Growing up in Venice, California, when it was a working-class town with chicken farms and not the trendy urban area of today, Herzer was hit by a train, shattering his leg and damaging his optic nerve leaving him sightless. Even without his vision, Herzer looked forward, not backward. He was accepted to UC Berkeley where he received assistance from volunteer readers, but he also made sure he didn’t let being blind interfere with having a rich and fulfilling life.
Despite his childhood accident, with his positive attitude, he didn’t hold a grudge and continued what turned into a lifelong love affair for trains. This is how he traveled from the campus often to visit his parents in San Carlos and later, from his home to work. Herzer graduated from Cal in 1949 with degrees in Economics and Business Administration.
Since his childhood, Herzer had long been fascinated by real estate, and after graduation from Berkeley, he started Herzer Inc., a private real estate lender. He did so with the help of his secretary, Virginia, who assisted the blind businessman through the maze of a competitive work environment. They made such a perfect team that Herzer decided to extend the partnership to their personal lives, and Fred and Virginia were married and raised three children. Herzer’s son David continues to run Herzer Inc., and it has grown to over 200 investors.
David Herzer writes, “My father’s blindness motivated him. He was a Life Master bridge player, a business success and a loving husband and father. He traveled the world with my mother who would drive while my dad navigated from the map in his head. That he could achieve all of this seemed normal to me, but he truly was a remarkable man.”

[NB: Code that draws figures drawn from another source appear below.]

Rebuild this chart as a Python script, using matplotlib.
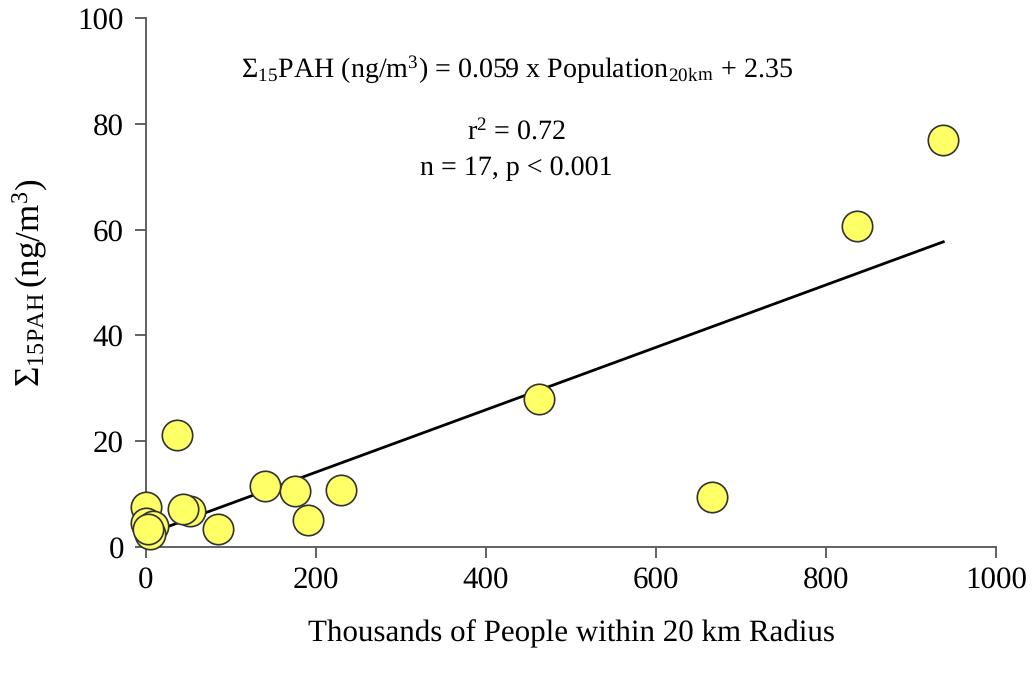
import matplotlib
matplotlib.use("Agg")
import matplotlib.pyplot as plt
import numpy as np

plt.rcParams["font.family"] = "Liberation Serif"
plt.rcParams["mathtext.fontset"] = "custom"
plt.rcParams["mathtext.rm"] = "Liberation Serif"
plt.rcParams["mathtext.it"] = "Liberation Serif:italic"
plt.rcParams["text.hinting"] = "no_hinting"
plt.rcParams["text.hinting_factor"] = 1

# population (thousands within 20 km) vs sum of 15 PAH (ng/m3)
population = [938, 836, 666, 462, 229, 190, 175, 140, 85, 52, 43, 36,
              0, 0, 8, 5, 2]
pah = [76.9, 60.7, 9.4, 28.0, 10.8, 5.1, 10.5, 11.5, 3.4, 6.8, 7.2, 21.2,
       7.6, 4.6, 4.0, 2.5, 3.5]
slope, intercept = 0.059, 2.35
x_ticks = [0, 200, 400, 600, 800, 1000]
y_ticks = [0, 20, 40, 60, 80, 100]

AXIS = "#555555"

fig = plt.figure(figsize=(10.35, 6.74), dpi=100)
ax = fig.add_axes([0.1411, 0.1884, 0.8212, 0.7849])

xs = np.array([0, max(population)])
ax.plot(xs, slope * xs + intercept, color="black", lw=2.0, zorder=2)
ax.scatter(population, pah, s=480, facecolor="#ffff66", edgecolor="#333333",
           linewidth=1.2, zorder=3, clip_on=False)

ax.set_xlim(0, 1000)
ax.set_ylim(0, 100)
ax.set_xticks(x_ticks)
ax.set_yticks(y_ticks)
ax.tick_params(direction="out", length=8, width=1.3, color=AXIS,
               labelsize=22, pad=8)
ax.tick_params(axis="x", pad=6)
for side in ("top", "right"):
    ax.spines[side].set_visible(False)
for side in ("left", "bottom"):
    ax.spines[side].set_color(AXIS)
    ax.spines[side].set_linewidth(1.3)

ax.set_xlabel("Thousands of People within 20 km Radius", fontsize=22,
              labelpad=18)
ax.set_ylabel(r"$\Sigma_{\mathrm{15PAH}}\,(\mathrm{ng/m^3})$", fontsize=25,
              labelpad=20)

ax.text(0.436, 0.902,
        r"$\Sigma_{15}$PAH (ng/m$^3$) = 0.059 x Population$_{20\mathrm{km}}$ + 2.35",
        transform=ax.transAxes, ha="center", va="center", fontsize=20)
ax.text(0.436, 0.783, r"r$^2$ = 0.72", transform=ax.transAxes,
        ha="center", va="center", fontsize=20)
ax.text(0.436, 0.716, "n = 17, p < 0.001", transform=ax.transAxes,
        ha="center", va="center", fontsize=20)

fig.savefig("out.png", dpi=100, facecolor="white")
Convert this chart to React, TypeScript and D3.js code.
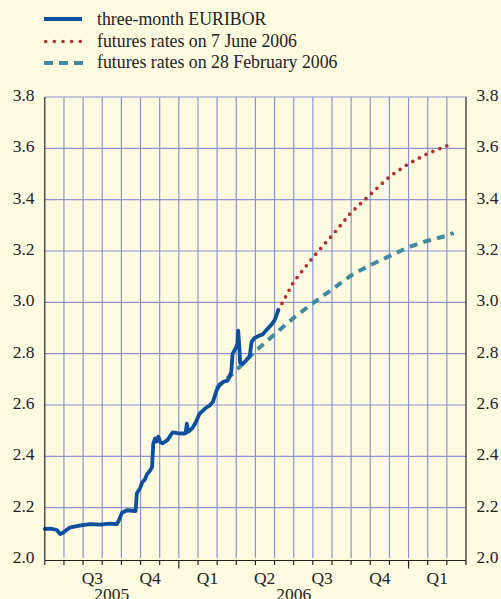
import React from "react";
import * as d3 from "d3";

// ---- data ----
const euriborDates = [
  "2005-06-01","2005-06-10","2005-06-20","2005-06-25","2005-06-30","2005-07-10","2005-07-26","2005-08-12",
  "2005-08-28","2005-09-13","2005-09-24","2005-09-27","2005-10-02","2005-10-10","2005-10-24","2005-10-26",
  "2005-10-31","2005-11-04","2005-11-08","2005-11-11","2005-11-16","2005-11-19","2005-11-21","2005-11-24",
  "2005-11-26","2005-11-29","2005-12-02","2005-12-06","2005-12-14","2005-12-18","2005-12-22","2005-12-30",
  "2006-01-07","2006-01-12","2006-01-14","2006-01-16","2006-01-23","2006-01-29","2006-02-03","2006-02-13",
  "2006-02-18","2006-02-23","2006-02-28","2006-03-05","2006-03-11","2006-03-18","2006-03-21","2006-03-24",
  "2006-03-26","2006-03-31","2006-04-03","2006-04-04","2006-04-06","2006-04-07","2006-04-11","2006-04-17",
  "2006-04-22","2006-04-25","2006-04-29","2006-05-07","2006-05-13","2006-05-18","2006-05-26","2006-06-01",
  "2006-06-07"
];
const euriborValues = [
  2.117,2.118,2.113,2.097,2.103,2.122,2.13,2.136,
  2.134,2.138,2.136,2.15,2.18,2.19,2.187,2.256,
  2.275,2.3,2.31,2.33,2.345,2.358,2.45,2.47,
  2.458,2.476,2.455,2.451,2.464,2.48,2.493,2.49,
  2.489,2.49,2.527,2.495,2.51,2.535,2.565,2.59,
  2.598,2.613,2.655,2.68,2.69,2.695,2.71,2.73,
  2.8,2.82,2.84,2.89,2.82,2.765,2.76,2.775,
  2.79,2.845,2.86,2.87,2.875,2.89,2.91,2.93,
  2.97
];

const futJunDates = ["2006-06-07","2006-07-01","2006-08-01","2006-09-01","2006-10-01","2006-11-01","2006-12-01","2007-01-01","2007-02-01","2007-03-01","2007-03-07"];
const futJunValues = [2.97,3.08,3.175,3.26,3.35,3.42,3.49,3.54,3.58,3.61,3.625];

const futFebDates = ["2006-02-28","2006-04-01","2006-05-01","2006-06-01","2006-07-01","2006-08-01","2006-09-01","2006-10-01","2006-11-01","2006-12-01","2007-01-01","2007-02-01","2007-03-01","2007-03-12"];
const futFebValues = [2.665,2.735,2.81,2.875,2.94,2.997,3.05,3.105,3.145,3.18,3.215,3.24,3.26,3.27];

const yTicks = [2.0,2.2,2.4,2.6,2.8,3.0,3.2,3.4,3.6,3.8];
const yTickLabels = ["2.0","2.2","2.4","2.6","2.8","3.0","3.2","3.4","3.6","3.8"];
const quarterLabels = ["Q3","Q4","Q1","Q2","Q3","Q4","Q1"];
const quarterCenters = ["2005-08-16","2005-11-16","2006-02-15","2006-05-16","2006-08-16","2006-11-16","2007-02-15"];
const yearLabels = ["2005","2006"];
const yearCenters = ["2005-09-16","2006-07-01"];
const legendLabels = ["three-month EURIBOR","futures rates on 7 June 2006","futures rates on 28 February 2006"];

// month index: 0 = 1 June 2005
function monthIndex(s: string): number {
  const [y, m, d] = s.split("-").map(Number);
  const dim = new Date(y, m, 0).getDate();
  return (y - 2005) * 12 + (m - 6) + (d - 1) / dim;
}

const W = 501, H = 599;
const left = 44.8, right = 466, top = 97, bottom = 559;
const x = d3.scaleLinear().domain([0, 22]).range([left, right]);
const y = d3.scaleLinear().domain([2.0, 3.8]).range([bottom, top]);

const BLUE = "#0c4f9e";
const RED = "#b02f2f";
const TEAL = "#3f8aa0";
const GRID = "#8895cf";
const BG = "#fefbe0";
const TXT = "#222";
const FONT = "'Liberation Serif', 'Times New Roman', serif";

export default function App() {
  const line = d3.line<[number, number]>().x(d => x(d[0])).y(d => y(d[1]));
  const eur = line(euriborDates.map((dt, i) => [monthIndex(dt), euriborValues[i]] as [number, number]))!;
  const jun = line(futJunDates.map((dt, i) => [monthIndex(dt), futJunValues[i]] as [number, number]))!;
  const feb = line(futFebDates.map((dt, i) => [monthIndex(dt), futFebValues[i]] as [number, number]))!;
  const months = d3.range(0, 23);
  const axisY = bottom + 1.5;

  return (
    <div style={{ position: "absolute", left: 0, top: 0 }}>
      <svg width={W} height={H} style={{ display: "block" }}>
        <rect x={0} y={0} width={W} height={H} fill={BG} />
        {/* legend */}
        <g fontFamily={FONT} fontSize={17.8} fill={TXT}>
          <line x1={44} x2={82} y1={19} y2={19} stroke={BLUE} strokeWidth={4} />
          <line x1={45.7} x2={82} y1={41.5} y2={41.5} stroke={RED} strokeWidth={3.6} strokeDasharray="0 8.65" strokeLinecap="round" />
          <line x1={44} x2={83} y1={63} y2={63} stroke={TEAL} strokeWidth={4} strokeDasharray="9 6" />
          {legendLabels.map((t, i) => (
            <text key={t} x={97} y={25 + i * 21.7}>{t}</text>
          ))}
        </g>
        {/* grid */}
        <g stroke={GRID} strokeWidth={1.2}>
          {yTicks.filter(v => v > 2.0).map(v => (
            <line key={"h" + v} x1={left} x2={right} y1={y(v)} y2={y(v)} />
          ))}
          {months.filter(m => m > 0 && m < 22).map(m => (
            <line key={"v" + m} x1={x(m)} x2={x(m)} y1={top} y2={bottom - 1} />
          ))}
        </g>
        {/* series */}
        <path d={feb} fill="none" stroke={TEAL} strokeWidth={4} strokeDasharray="8 6.2" />
        <path d={jun} fill="none" stroke={RED} strokeWidth={3.7} strokeDasharray="0 7.5" strokeLinecap="round" />
        <path d={eur} fill="none" stroke={BLUE} strokeWidth={3.8} strokeLinejoin="round" strokeLinecap="round" />
        {/* axes */}
        <g stroke="#222" strokeWidth={1.2}>
          <line x1={left} x2={left} y1={top} y2={axisY} />
          <line x1={right} x2={right} y1={top} y2={axisY} />
          <line x1={left} x2={right} y1={axisY} y2={axisY} />
          {months.map(m => (
            <line key={"t" + m} x1={x(m)} x2={x(m)} y1={axisY} y2={axisY + (m === 7 || m === 19 ? 8 : 4.5)} />
          ))}
        </g>
        <g fontFamily={FONT} fontSize={17.5} fill={TXT}>
          {yTicks.map((v, i) => (
            <text key={"l" + v} x={34.5} y={y(v) + 4} textAnchor="end">{yTickLabels[i]}</text>
          ))}
          {yTicks.map((v, i) => (
            <text key={"r" + v} x={476.5} y={y(v) + 4} textAnchor="start">{yTickLabels[i]}</text>
          ))}
          {quarterLabels.map((q, i) => (
            <text key={"q" + i} x={x(monthIndex(quarterCenters[i]))} y={583.5} textAnchor="middle">{q}</text>
          ))}
          {yearLabels.map((t, i) => (
            <text key={"y" + i} x={x(monthIndex(yearCenters[i]))} y={599.5} textAnchor="middle">{t}</text>
          ))}
        </g>
      </svg>
    </div>
  );
}
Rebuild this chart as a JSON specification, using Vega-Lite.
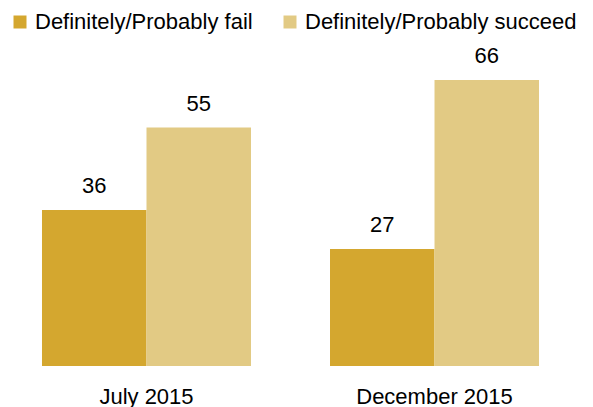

Using only his white cane and highly developed sense of hearing, Herzer navigated expertly from home and onto the train, which he took every day to McDonald’s for coffee and a muffin. Running his cane along the side of the car, he found the door opening, listening for the noise of the air conditioner above the doors. His cheerful disposition as he boarded the train matched his revered commitment to the people he served. His wife, Virginia, shares, “I am certain that it was at Berkeley that he built the confidence that allowed him to thrive in all aspects of life despite his blindness. With support from volunteer readers, he was able to navigate his way through what he considered the best university in the world, and that carried on.”
Fred Herzer passed away at the age of 92 in 2019. He stands as an example of somebody who didn’t let his disability define him. In fact, his wife Virginia specifically remembers that after she described a customer’s outward appearance to him, he would elaborate as he was able to discern, through intangibles such as voice patterns and intonations, who a person actually was. And he was never wrong.
Fred Herzer and his family have not forgotten his great connection to our school and became a benefactor to the Disabled Students Program before he passed. The family continues to be involved, through his name, in allowing us to help others thrive as he did.
Fred Herzer embodies the Cal motto, Fiat Lux!